Since the identified costs are then deducted from the mortgage amount, the
amount financed will be a lower number than the actual mortgage. This can cause
considerable confusion, if not panic, for borrowers when they suddenly think
that their loan amount has been reduced. The lower the Amount Financed in relationship to the loan amount the greater the
cost of the loan.
The
reason why APRs are confusing is because the rules for computation are not
clearly defined.
The APR's shown in the media, with rare exceptions, assume a loan amount of
$100,000. The fees in such sample scenarios do not generally include all of the
settlement costs. Mortgage insurance is not included unless a borrower is
identified as requiring it. Settlement costs that are not a part of the cost of
credit are also often not included. These items include closing fees, title fees,
recording fees and city, county or state taxes. To make it a bit easier here is
a list of fees usually included and those that are not included in the APR
calculation.
The following fees ARE generally included in the APR:

Points – both discount and origination points

Prepaid interest – the interest paid from the
date the loan closes to the end of thee month. Most mortgage companies assume 15 days
of interest in their initial calculations.
However, companies may use any number between 1 and 30 days.

Loan Processing Fee

Underwriting Fee

Document Preparation Fee (charged by the lender)

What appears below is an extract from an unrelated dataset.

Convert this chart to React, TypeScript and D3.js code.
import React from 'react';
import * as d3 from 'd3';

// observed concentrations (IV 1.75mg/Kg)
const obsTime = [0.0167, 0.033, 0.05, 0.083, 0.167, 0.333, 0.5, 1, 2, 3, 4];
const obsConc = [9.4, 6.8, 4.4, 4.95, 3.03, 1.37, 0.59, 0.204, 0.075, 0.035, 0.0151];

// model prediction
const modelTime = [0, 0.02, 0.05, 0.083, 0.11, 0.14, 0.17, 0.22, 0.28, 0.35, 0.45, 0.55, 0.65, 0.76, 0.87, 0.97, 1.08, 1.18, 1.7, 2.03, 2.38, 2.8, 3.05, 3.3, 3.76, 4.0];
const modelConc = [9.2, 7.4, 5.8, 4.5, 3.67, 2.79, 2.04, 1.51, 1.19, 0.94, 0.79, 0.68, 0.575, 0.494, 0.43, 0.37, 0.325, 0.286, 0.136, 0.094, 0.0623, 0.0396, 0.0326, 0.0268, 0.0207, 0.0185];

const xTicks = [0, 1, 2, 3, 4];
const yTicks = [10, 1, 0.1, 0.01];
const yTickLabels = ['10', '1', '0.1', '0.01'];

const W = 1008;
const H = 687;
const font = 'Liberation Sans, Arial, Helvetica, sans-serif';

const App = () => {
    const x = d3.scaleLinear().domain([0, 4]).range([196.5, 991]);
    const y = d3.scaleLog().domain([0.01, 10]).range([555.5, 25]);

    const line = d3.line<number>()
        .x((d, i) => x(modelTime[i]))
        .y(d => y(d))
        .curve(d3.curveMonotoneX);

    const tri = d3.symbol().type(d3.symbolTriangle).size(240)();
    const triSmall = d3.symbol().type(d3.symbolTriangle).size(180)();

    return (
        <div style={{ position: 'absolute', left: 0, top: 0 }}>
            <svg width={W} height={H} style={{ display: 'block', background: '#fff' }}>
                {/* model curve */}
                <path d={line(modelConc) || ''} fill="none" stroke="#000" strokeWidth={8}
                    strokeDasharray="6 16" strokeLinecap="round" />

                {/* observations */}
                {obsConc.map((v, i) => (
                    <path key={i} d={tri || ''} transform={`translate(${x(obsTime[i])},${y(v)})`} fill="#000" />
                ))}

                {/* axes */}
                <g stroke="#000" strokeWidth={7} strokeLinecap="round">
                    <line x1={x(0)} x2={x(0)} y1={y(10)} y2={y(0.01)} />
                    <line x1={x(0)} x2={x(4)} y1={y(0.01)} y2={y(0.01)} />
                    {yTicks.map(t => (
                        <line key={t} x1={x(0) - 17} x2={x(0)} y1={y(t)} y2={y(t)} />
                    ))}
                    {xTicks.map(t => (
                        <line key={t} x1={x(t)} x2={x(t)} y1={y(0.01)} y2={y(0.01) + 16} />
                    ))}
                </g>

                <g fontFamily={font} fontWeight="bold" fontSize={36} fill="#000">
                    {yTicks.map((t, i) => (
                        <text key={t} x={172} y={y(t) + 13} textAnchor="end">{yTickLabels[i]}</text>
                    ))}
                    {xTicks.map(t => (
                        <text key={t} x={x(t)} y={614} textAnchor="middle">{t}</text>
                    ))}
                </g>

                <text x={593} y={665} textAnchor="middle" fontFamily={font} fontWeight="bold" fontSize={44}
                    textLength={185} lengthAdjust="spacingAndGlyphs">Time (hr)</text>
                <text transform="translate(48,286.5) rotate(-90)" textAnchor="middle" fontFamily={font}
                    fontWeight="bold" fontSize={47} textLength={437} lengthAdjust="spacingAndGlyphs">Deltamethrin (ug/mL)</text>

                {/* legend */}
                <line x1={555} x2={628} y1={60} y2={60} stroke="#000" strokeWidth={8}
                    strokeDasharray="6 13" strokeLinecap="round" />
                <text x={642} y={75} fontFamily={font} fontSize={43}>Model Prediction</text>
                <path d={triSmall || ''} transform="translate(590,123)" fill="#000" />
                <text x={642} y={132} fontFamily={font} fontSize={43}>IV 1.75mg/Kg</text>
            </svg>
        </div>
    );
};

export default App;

Private Mortgage Insurance
The following fees are SOMETIMES included in the APR:

Loan application fee

Credit Life Insurance – insurance that pays off the
mortgage in the event of a borrowers death
The following fees are normally NOT included in the APR:

Title or abstract fee

Escrow fee

Attorney fee

Notary fee

Document preparation (charged by the closing agent)

Home Inspection fees

Recording fee

Transfer taxes

Credit report

Appraisal fee
Now, let's look at a simple example:
First, we calculate the monthly payment amount for a $100,000 loan at 6% for
30 years . . . $600.66.
Next, we identify the estimated costs for acquiring the loan . . . These include the fees noted above. We will estimate the expenses
for acquiring the loan as $3500. We then subtract this amount from the loan
amount to determine the Amount Financed as $96,500.
Now, we calculate the interest rate for the Amount Financed for 30 years
with the payment as $600.66 to provide an APR of 6.34%. This is obviously
higher than the 6% note rate and the .34 represents the "cost" of
acquiring the loan.
While this seems to be a simple way to compare various loans, it is not
reliable. For instance, one of the fees included in the APR calculation is
Interim Interest . . . The daily interest charged from the day of closing
escrow until the end of the month. With all other costs identical, if one
lender were to provide an APR with an estimated closing date early in the month
vs a lender showing an end of month closing date, the
APR's could vary considerably. Manipulating the closing date and the estimated
interim interest is one of the easiest ways to reduce the APR figure. Estimating a close of escrow at the end of the month, rather than
earlier in the month, will result in a more favorable (lower) APR calculation.
But, even this isn't the worst part of trying to rely on the APR. There are
two very bad assumptions that are assumed in every APR. First, the assumption
that the value of a $1 today will be exactly the same 15 or 30 years from now
(depending upon the term of your loan). Secondly, the APR calculation assumes
that the loan will exist for the entire 15 or 30 year term. In other words, the
homeowner will not move, refinance or prepay the loan . . . An unrealistic
assumption in most cases.
The APR for Adjustable Rate Mortgages (ARM loans) is based on even more
estimates and forecasts, making such calculations even less accurate.
So, while we don't suggest that you ignore the APR calculation, we recommend
that you compare the actual estimate of fees and points rather than relying
upon the unreliable APR figure. Remember that every lender determines the
"yield" they wish to acquire when placing any loan. This yield is a
combination of the interest rate and fees charged. Simply put, this means that
you can sometimes pay less fees and accept a higher
interest rate or pay more fees to acquire a lower interest rate.
Make sure you review the estimated cost sheet for any loan option and ask
questions regarding any fee that you do not fully understand. Finally, there is
probably no substitute for trusting your instincts when selecting the mortgage
person with whom you decide to acquire your loan. You'll soon recognize the
mortgage lender who demonstrates a genuine desire to do that which is best for
you, who takes the time to explain all of your loan options, provides the
education you need to make good decisions and makes sure you understand the
costs involved in borrowing money. That is the person you want to work with and
you will not need an APR calculation to help you make your decision.